The high cost of upgrading 40-year-old nuclear reactors is confronting Xcel Energy again.
Investments in the Prairie Island nuclear power plant in Red Wing, Minn., are projected to cost more than expected — $487 million by 2020, with more spending needed in the next decade.
It's not a replay of cost overruns at Xcel's other reactor in Monticello, Minn. That 2013 surprise, which state regulators blamed on imprudent management, led Xcel to write off $125 million last year.
This time, Xcel executives are giving advance warning of rising costs to upgrade its two Prairie Island reactors. The investment will keep the units running safely until the early 2030s, Xcel officials said, and will largely be offset by lower maintenance expenses in years ahead.
"We learned from what happened at Monticello," Kevin Davison, Xcel's site vice president at Prairie Island, said in an interview at the plant. " … We have got to be better at making sure we totally understand what we want to do, exactly how we are going to do it and be very careful in the cost considerations."
Yet, in a fresh surprise, Xcel also has offered to study shutting down Prairie Island years before the reactors' operating licenses expire in 2033-34. Xcel isn't pushing early retirement, which would accelerate the costly job of decommissioning. It's an option being presented to the Minnesota Public Utilities Commission, which regulates Xcel's rates and investments.
Two nuclear plants, including one in Wisconsin, have shut down for economic reasons since 2013. Four other nuclear plants in other states face similar challenges and are slated to close by 2019.

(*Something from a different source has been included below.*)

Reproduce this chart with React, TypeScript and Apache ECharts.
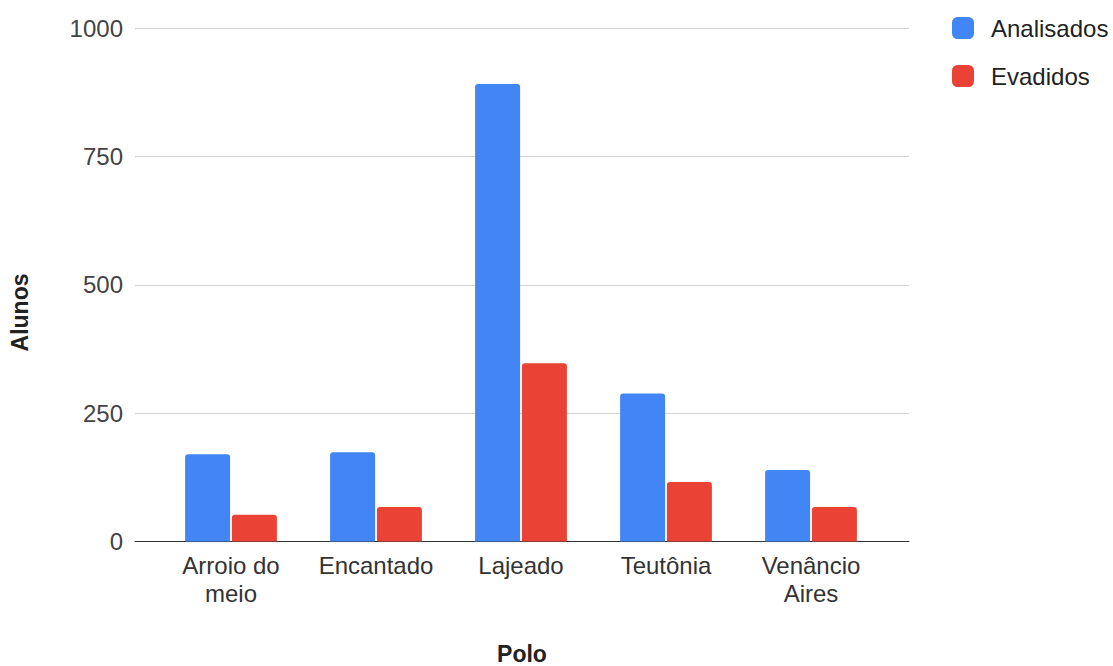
import React, { useEffect, useRef } from "react";
import * as echarts from "echarts";

const categories = ["Arroio do\nmeio", "Encantado", "Lajeado", "Teutônia", "Venâncio\nAires"];
const analisados = [170, 174, 891, 288, 139];
const evadidos = [52, 67, 347, 116, 67];
const yTicks = { min: 0, max: 1000, interval: 250 };

const FONT = "'Liberation Sans', Arial, sans-serif";

export default function App() {
  const ref = useRef<HTMLDivElement>(null);

  useEffect(() => {
    if (!ref.current) return;
    const chart = echarts.init(ref.current, undefined, { renderer: "svg" });
    chart.setOption({
      animation: false,
      backgroundColor: "#ffffff",
      textStyle: { fontFamily: FONT },
      legend: {
        orient: "vertical",
        left: 952,
        top: 16,
        padding: 0,
        itemWidth: 22,
        itemHeight: 22,
        itemGap: 24,
        icon: "roundRect",
        textStyle: { fontSize: 24, color: "#222", fontFamily: FONT, padding: [0, 0, 0, 12] },
        data: ["Analisados", "Evadidos"],
      },
      grid: [
        // wide grid: gridlines and baseline
        { left: 135, right: 204, top: 28, bottom: 124.5 },
        // inner grid: bars and category labels
        { left: 158.5, right: 229.5, top: 28, bottom: 124.5 },
      ],
      xAxis: [
        {
          gridIndex: 0,
          type: "value",
          min: 0,
          max: 1,
          axisLine: { show: true, onZero: false, lineStyle: { color: "#333", width: 1 } },
          axisTick: { show: false },
          axisLabel: { show: false },
          splitLine: { show: false },
        },
        {
          gridIndex: 1,
          type: "category",
          data: categories,
          axisLine: { show: false },
          axisTick: { show: false },
          axisLabel: {
            fontSize: 24,
            lineHeight: 28,
            color: "#333",
            margin: 10,
            fontFamily: FONT,
            interval: 0,
          },
        },
      ],
      yAxis: [
        {
          gridIndex: 0,
          type: "value",
          ...yTicks,
          axisLine: { show: false },
          axisTick: { show: false },
          axisLabel: {
            fontSize: 24,
            color: "#444",
            margin: 12,
            fontFamily: FONT,
            formatter: (v: number) => String(v),
          },
          splitLine: { lineStyle: { color: "#d3d3d3", width: 1 } },
        },
        {
          gridIndex: 1,
          type: "value",
          ...yTicks,
          show: false,
          splitLine: { show: false },
        },
      ],
      series: [
        {
          name: "Analisados",
          type: "bar",
          xAxisIndex: 1,
          yAxisIndex: 1,
          data: analisados,
          barWidth: 45,
          barGap: "4%",
          itemStyle: { color: "#4285F4", borderRadius: [3, 3, 0, 0] },
        },
        {
          name: "Evadidos",
          type: "bar",
          xAxisIndex: 1,
          yAxisIndex: 1,
          data: evadidos,
          barWidth: 45,
          barGap: "4%",
          itemStyle: { color: "#EA4335", borderRadius: [3, 3, 0, 0] },
        },
      ],
      graphic: [
        {
          type: "text",
          x: 20,
          y: 312.5,
          rotation: Math.PI / 2,
          style: {
            text: "Alunos",
            fontSize: 23,
            fontWeight: "bold",
            fill: "#222",
            fontFamily: FONT,
            align: "center",
            verticalAlign: "middle",
          },
        },
        {
          type: "text",
          x: 522,
          y: 654,
          style: {
            text: "Polo",
            fontSize: 23,
            lineHeight: 23,
            fontWeight: "bold",
            fill: "#222",
            fontFamily: FONT,
            align: "center",
            verticalAlign: "middle",
          },
        },
      ],
    });
    return () => chart.dispose();
  }, []);

  return (
    <div
      ref={ref}
      style={{ position: "fixed", left: 0, top: 0, width: 1113, height: 666 }}
    />
  );
}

Even if Xcel retires its Prairie Island units in the 2020s, the Minneapolis-based utility said significant investment is needed just to keep them operating for a few years. One of the plant's two generators is the original unit, and is to be replaced in 2018 if not sooner. Four cooling towers also need refurbishment or replacement, as do dozens of decades-old pumps, motors and controls, the utility said.